▶ REQUIREMENT:
Pull every line holding the string "this" from the records below.

▶ PROVIDED RECORDS:
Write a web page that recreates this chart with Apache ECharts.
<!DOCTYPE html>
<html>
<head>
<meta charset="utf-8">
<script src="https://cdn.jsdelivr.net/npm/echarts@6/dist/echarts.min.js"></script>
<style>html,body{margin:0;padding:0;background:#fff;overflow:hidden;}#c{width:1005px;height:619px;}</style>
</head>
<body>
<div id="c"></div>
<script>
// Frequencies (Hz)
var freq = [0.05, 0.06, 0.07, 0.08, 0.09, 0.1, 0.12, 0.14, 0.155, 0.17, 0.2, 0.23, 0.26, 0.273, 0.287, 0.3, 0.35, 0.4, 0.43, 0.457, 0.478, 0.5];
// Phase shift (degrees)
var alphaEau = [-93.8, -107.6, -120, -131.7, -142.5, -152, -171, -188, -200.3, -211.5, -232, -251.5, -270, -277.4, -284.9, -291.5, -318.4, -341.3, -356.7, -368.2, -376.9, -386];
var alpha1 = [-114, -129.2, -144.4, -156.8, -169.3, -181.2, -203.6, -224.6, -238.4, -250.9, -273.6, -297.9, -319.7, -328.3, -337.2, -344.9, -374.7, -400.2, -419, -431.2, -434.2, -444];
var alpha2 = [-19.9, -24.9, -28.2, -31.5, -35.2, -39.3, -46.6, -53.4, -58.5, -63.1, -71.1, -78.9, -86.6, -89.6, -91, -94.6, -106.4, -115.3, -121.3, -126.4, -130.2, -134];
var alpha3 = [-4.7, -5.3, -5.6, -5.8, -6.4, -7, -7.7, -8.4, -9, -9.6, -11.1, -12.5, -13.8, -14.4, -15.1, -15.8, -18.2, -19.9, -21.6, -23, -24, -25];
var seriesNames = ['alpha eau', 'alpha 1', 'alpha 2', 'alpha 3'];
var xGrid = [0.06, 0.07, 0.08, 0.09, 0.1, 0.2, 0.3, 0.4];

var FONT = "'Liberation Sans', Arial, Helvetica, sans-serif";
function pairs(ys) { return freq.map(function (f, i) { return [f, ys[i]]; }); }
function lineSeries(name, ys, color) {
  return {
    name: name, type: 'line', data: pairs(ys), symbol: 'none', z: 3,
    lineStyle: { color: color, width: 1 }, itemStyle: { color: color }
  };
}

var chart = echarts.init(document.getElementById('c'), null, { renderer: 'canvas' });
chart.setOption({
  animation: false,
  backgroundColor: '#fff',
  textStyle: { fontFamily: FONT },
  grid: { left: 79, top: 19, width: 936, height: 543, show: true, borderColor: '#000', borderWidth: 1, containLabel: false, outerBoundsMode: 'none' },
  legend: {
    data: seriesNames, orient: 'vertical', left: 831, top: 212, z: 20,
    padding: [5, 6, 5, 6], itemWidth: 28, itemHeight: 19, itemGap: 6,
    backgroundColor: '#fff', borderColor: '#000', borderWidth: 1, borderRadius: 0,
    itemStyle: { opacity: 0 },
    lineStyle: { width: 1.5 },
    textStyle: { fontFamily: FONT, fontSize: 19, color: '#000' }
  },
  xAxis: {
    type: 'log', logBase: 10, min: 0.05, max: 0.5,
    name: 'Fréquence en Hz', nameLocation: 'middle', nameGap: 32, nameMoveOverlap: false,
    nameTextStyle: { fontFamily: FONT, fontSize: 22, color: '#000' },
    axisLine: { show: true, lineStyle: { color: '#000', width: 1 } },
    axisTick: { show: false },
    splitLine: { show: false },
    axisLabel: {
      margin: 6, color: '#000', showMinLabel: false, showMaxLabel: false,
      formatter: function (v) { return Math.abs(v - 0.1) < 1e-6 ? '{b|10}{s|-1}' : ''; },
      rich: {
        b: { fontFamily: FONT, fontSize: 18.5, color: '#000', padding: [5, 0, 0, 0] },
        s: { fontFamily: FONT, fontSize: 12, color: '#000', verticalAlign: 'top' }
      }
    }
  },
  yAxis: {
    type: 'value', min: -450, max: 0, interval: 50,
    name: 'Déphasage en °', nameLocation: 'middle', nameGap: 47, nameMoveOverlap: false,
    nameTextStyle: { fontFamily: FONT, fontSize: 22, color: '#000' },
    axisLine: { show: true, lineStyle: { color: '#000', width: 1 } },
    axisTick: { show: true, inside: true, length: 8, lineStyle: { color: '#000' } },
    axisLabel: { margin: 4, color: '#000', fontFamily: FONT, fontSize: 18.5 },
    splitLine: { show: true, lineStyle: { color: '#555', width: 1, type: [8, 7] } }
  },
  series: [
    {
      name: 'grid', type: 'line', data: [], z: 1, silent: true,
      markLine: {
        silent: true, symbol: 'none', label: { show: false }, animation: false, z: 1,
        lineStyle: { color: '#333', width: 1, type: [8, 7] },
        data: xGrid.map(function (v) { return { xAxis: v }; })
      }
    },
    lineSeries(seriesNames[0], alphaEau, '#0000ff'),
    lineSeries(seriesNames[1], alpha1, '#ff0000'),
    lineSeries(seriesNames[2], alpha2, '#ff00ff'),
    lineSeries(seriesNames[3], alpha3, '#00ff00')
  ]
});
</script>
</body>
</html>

...

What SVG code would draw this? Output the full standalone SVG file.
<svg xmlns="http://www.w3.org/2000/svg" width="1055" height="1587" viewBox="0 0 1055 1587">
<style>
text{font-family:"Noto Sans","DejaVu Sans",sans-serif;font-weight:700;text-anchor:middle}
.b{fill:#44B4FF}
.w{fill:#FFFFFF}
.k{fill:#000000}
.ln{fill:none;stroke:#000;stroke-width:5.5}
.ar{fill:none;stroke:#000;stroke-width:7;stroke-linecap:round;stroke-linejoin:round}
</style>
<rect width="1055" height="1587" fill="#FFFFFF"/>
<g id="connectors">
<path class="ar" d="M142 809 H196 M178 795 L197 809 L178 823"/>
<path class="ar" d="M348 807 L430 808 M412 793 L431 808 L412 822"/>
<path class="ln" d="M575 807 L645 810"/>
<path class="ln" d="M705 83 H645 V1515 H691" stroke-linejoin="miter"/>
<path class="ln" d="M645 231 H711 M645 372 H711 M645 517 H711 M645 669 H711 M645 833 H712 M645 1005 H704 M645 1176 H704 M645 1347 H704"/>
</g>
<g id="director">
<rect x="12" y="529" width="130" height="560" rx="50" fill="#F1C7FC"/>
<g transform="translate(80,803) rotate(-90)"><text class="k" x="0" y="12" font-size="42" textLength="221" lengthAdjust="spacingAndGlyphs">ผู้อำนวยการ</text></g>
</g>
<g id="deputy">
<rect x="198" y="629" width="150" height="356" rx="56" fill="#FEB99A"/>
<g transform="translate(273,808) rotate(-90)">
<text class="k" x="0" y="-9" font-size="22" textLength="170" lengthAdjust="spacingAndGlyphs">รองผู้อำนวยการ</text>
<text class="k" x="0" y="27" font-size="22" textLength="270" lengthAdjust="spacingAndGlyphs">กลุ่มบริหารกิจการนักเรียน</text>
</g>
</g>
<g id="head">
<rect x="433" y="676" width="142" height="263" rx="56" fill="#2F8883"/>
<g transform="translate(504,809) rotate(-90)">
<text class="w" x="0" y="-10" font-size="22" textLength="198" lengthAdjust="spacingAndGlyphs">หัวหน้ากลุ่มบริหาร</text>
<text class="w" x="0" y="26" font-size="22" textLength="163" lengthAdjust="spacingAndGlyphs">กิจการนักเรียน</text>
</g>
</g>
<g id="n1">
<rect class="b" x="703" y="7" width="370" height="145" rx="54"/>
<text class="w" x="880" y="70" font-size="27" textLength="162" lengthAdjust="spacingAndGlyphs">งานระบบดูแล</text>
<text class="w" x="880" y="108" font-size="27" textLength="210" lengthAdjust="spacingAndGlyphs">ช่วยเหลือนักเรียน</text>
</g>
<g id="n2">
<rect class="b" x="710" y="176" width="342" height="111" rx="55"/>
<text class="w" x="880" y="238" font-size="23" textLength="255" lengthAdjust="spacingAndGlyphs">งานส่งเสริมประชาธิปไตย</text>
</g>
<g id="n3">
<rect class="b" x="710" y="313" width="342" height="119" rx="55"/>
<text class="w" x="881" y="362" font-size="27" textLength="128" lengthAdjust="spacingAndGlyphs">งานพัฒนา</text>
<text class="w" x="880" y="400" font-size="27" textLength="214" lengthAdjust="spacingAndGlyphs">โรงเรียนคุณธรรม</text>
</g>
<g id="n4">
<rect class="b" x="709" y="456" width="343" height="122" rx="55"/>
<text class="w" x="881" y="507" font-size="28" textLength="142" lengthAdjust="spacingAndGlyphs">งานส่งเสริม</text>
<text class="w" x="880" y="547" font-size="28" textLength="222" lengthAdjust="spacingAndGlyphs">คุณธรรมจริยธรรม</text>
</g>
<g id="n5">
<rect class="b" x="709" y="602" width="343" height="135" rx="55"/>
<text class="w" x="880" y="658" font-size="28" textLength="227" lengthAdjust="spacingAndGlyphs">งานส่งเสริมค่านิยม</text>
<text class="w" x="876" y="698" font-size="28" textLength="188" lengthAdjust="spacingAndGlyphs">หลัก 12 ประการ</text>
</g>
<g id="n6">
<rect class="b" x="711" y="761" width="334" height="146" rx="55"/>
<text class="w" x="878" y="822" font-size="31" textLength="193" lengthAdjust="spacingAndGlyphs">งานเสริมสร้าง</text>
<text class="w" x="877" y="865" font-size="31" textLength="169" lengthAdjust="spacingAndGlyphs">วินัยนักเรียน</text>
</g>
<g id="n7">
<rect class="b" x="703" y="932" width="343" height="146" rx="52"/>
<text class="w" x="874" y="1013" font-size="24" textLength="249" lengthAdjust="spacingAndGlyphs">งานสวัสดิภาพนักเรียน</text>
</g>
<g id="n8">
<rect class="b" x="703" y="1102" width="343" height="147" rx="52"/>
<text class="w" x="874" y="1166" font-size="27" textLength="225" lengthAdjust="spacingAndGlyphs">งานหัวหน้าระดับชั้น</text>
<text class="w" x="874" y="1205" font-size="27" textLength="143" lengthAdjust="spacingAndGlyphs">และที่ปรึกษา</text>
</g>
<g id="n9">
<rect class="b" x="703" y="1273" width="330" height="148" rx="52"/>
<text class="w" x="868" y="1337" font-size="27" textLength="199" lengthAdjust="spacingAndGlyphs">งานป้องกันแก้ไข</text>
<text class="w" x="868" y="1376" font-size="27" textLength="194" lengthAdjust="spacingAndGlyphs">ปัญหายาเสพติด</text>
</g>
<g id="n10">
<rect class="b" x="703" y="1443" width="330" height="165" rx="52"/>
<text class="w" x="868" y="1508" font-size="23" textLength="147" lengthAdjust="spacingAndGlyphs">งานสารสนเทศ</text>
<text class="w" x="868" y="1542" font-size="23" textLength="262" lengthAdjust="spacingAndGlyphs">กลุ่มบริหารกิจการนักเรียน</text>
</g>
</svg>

▶ PROBLEM SOLUTION:
Write a web page that recreates this chart with Apache ECharts.
What SVG code would draw this? Output the full standalone SVG file.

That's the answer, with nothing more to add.